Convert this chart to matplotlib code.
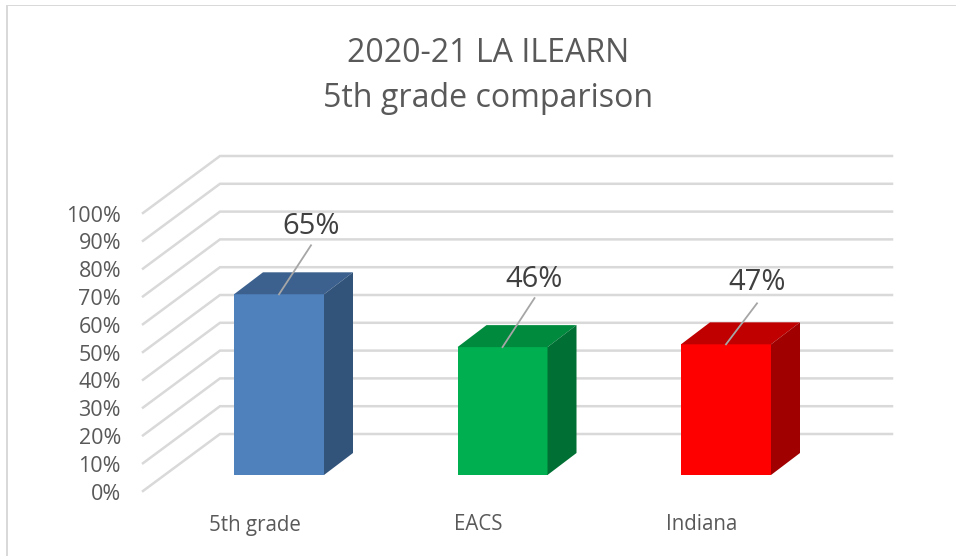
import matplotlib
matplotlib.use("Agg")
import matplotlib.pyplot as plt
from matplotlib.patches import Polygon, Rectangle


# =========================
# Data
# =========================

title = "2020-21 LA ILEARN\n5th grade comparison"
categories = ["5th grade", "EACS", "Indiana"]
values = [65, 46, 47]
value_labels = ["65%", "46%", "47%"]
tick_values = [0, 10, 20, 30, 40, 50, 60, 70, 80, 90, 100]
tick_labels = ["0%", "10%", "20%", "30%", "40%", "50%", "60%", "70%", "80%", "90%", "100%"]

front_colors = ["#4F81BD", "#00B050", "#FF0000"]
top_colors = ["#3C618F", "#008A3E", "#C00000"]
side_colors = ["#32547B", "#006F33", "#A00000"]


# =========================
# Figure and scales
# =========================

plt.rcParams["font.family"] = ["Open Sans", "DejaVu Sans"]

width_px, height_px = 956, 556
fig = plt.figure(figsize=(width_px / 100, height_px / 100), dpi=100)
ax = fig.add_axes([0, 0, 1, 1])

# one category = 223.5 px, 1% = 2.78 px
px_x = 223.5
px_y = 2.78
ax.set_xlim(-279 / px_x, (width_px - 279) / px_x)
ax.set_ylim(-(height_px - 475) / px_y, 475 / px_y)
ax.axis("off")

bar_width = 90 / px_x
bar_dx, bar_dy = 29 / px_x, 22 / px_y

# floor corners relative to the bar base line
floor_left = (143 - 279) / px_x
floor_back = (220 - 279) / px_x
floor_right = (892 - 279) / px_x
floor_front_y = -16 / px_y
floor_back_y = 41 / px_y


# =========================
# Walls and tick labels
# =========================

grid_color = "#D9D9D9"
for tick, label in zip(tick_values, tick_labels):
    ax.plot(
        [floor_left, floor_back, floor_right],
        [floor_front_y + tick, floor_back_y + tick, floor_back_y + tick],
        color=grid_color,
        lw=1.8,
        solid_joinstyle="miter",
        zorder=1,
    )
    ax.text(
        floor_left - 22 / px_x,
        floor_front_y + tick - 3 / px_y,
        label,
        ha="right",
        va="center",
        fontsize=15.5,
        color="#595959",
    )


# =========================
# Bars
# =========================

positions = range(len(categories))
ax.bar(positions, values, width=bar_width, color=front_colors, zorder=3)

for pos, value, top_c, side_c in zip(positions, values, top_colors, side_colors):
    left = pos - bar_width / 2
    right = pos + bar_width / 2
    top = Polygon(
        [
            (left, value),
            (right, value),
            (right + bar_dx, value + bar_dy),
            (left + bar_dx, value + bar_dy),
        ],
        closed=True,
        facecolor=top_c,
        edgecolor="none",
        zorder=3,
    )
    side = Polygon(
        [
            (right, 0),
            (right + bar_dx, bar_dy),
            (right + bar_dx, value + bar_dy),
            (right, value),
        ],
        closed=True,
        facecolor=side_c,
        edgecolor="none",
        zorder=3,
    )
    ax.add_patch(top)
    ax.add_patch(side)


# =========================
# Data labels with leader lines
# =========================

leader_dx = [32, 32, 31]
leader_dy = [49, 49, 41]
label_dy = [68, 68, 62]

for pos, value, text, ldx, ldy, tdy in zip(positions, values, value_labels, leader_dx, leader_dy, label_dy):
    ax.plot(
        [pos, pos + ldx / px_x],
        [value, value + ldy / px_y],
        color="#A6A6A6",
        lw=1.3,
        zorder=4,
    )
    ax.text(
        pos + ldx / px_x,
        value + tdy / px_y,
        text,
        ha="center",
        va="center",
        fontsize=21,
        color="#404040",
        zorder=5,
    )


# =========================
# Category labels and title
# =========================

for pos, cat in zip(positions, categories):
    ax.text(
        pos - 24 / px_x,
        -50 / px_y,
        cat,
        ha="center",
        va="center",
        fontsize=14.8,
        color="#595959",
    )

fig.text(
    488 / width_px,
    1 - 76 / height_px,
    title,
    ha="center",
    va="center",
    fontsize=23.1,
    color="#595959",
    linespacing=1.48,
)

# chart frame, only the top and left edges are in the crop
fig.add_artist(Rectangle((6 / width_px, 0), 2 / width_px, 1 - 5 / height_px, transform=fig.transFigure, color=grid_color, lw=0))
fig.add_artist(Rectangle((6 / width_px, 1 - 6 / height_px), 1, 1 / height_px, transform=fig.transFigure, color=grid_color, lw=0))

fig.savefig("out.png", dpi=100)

• TASK INSTRUCTIONS: Working from the lines above, reproduce the material exactly and exclude its pictures.

• RESULT BELOW:
Convert this chart to matplotlib code.
import matplotlib
matplotlib.use("Agg")
import matplotlib.pyplot as plt
from matplotlib.patches import Polygon, Rectangle


# =========================
# Data
# =========================

title = "2020-21 LA ILEARN\n5th grade comparison"
categories = ["5th grade", "EACS", "Indiana"]
values = [65, 46, 47]
value_labels = ["65%", "46%", "47%"]
tick_values = [0, 10, 20, 30, 40, 50, 60, 70, 80, 90, 100]
tick_labels = ["0%", "10%", "20%", "30%", "40%", "50%", "60%", "70%", "80%", "90%", "100%"]

front_colors = ["#4F81BD", "#00B050", "#FF0000"]
top_colors = ["#3C618F", "#008A3E", "#C00000"]
side_colors = ["#32547B", "#006F33", "#A00000"]


# =========================
# Figure and scales
# =========================

plt.rcParams["font.family"] = ["Open Sans", "DejaVu Sans"]

width_px, height_px = 956, 556
fig = plt.figure(figsize=(width_px / 100, height_px / 100), dpi=100)
ax = fig.add_axes([0, 0, 1, 1])

# one category = 223.5 px, 1% = 2.78 px
px_x = 223.5
px_y = 2.78
ax.set_xlim(-279 / px_x, (width_px - 279) / px_x)
ax.set_ylim(-(height_px - 475) / px_y, 475 / px_y)
ax.axis("off")

bar_width = 90 / px_x
bar_dx, bar_dy = 29 / px_x, 22 / px_y

# floor corners relative to the bar base line
floor_left = (143 - 279) / px_x
floor_back = (220 - 279) / px_x
floor_right = (892 - 279) / px_x
floor_front_y = -16 / px_y
floor_back_y = 41 / px_y


# =========================
# Walls and tick labels
# =========================

grid_color = "#D9D9D9"
for tick, label in zip(tick_values, tick_labels):
    ax.plot(
        [floor_left, floor_back, floor_right],
        [floor_front_y + tick, floor_back_y + tick, floor_back_y + tick],
        color=grid_color,
        lw=1.8,
        solid_joinstyle="miter",
        zorder=1,
    )
    ax.text(
        floor_left - 22 / px_x,
        floor_front_y + tick - 3 / px_y,
        label,
        ha="right",
        va="center",
        fontsize=15.5,
        color="#595959",
    )


# =========================
# Bars
# =========================

positions = range(len(categories))
ax.bar(positions, values, width=bar_width, color=front_colors, zorder=3)

for pos, value, top_c, side_c in zip(positions, values, top_colors, side_colors):
    left = pos - bar_width / 2
    right = pos + bar_width / 2
    top = Polygon(
        [
            (left, value),
            (right, value),
            (right + bar_dx, value + bar_dy),
            (left + bar_dx, value + bar_dy),
        ],
        closed=True,
        facecolor=top_c,
        edgecolor="none",
        zorder=3,
    )
    side = Polygon(
        [
            (right, 0),
            (right + bar_dx, bar_dy),
            (right + bar_dx, value + bar_dy),
            (right, value),
        ],
        closed=True,
        facecolor=side_c,
        edgecolor="none",
        zorder=3,
    )
    ax.add_patch(top)
    ax.add_patch(side)


# =========================
# Data labels with leader lines
# =========================

leader_dx = [32, 32, 31]
leader_dy = [49, 49, 41]
label_dy = [68, 68, 62]

for pos, value, text, ldx, ldy, tdy in zip(positions, values, value_labels, leader_dx, leader_dy, label_dy):
    ax.plot(
        [pos, pos + ldx / px_x],
        [value, value + ldy / px_y],
        color="#A6A6A6",
        lw=1.3,
        zorder=4,
    )
    ax.text(
        pos + ldx / px_x,
        value + tdy / px_y,
        text,
        ha="center",
        va="center",
        fontsize=21,
        color="#404040",
        zorder=5,
    )


# =========================
# Category labels and title
# =========================

for pos, cat in zip(positions, categories):
    ax.text(
        pos - 24 / px_x,
        -50 / px_y,
        cat,
        ha="center",
        va="center",
        fontsize=14.8,
        color="#595959",
    )

fig.text(
    488 / width_px,
    1 - 76 / height_px,
    title,
    ha="center",
    va="center",
    fontsize=23.1,
    color="#595959",
    linespacing=1.48,
)

# chart frame, only the top and left edges are in the crop
fig.add_artist(Rectangle((6 / width_px, 0), 2 / width_px, 1 - 5 / height_px, transform=fig.transFigure, color=grid_color, lw=0))
fig.add_artist(Rectangle((6 / width_px, 1 - 6 / height_px), 1, 1 / height_px, transform=fig.transFigure, color=grid_color, lw=0))

fig.savefig("out.png", dpi=100)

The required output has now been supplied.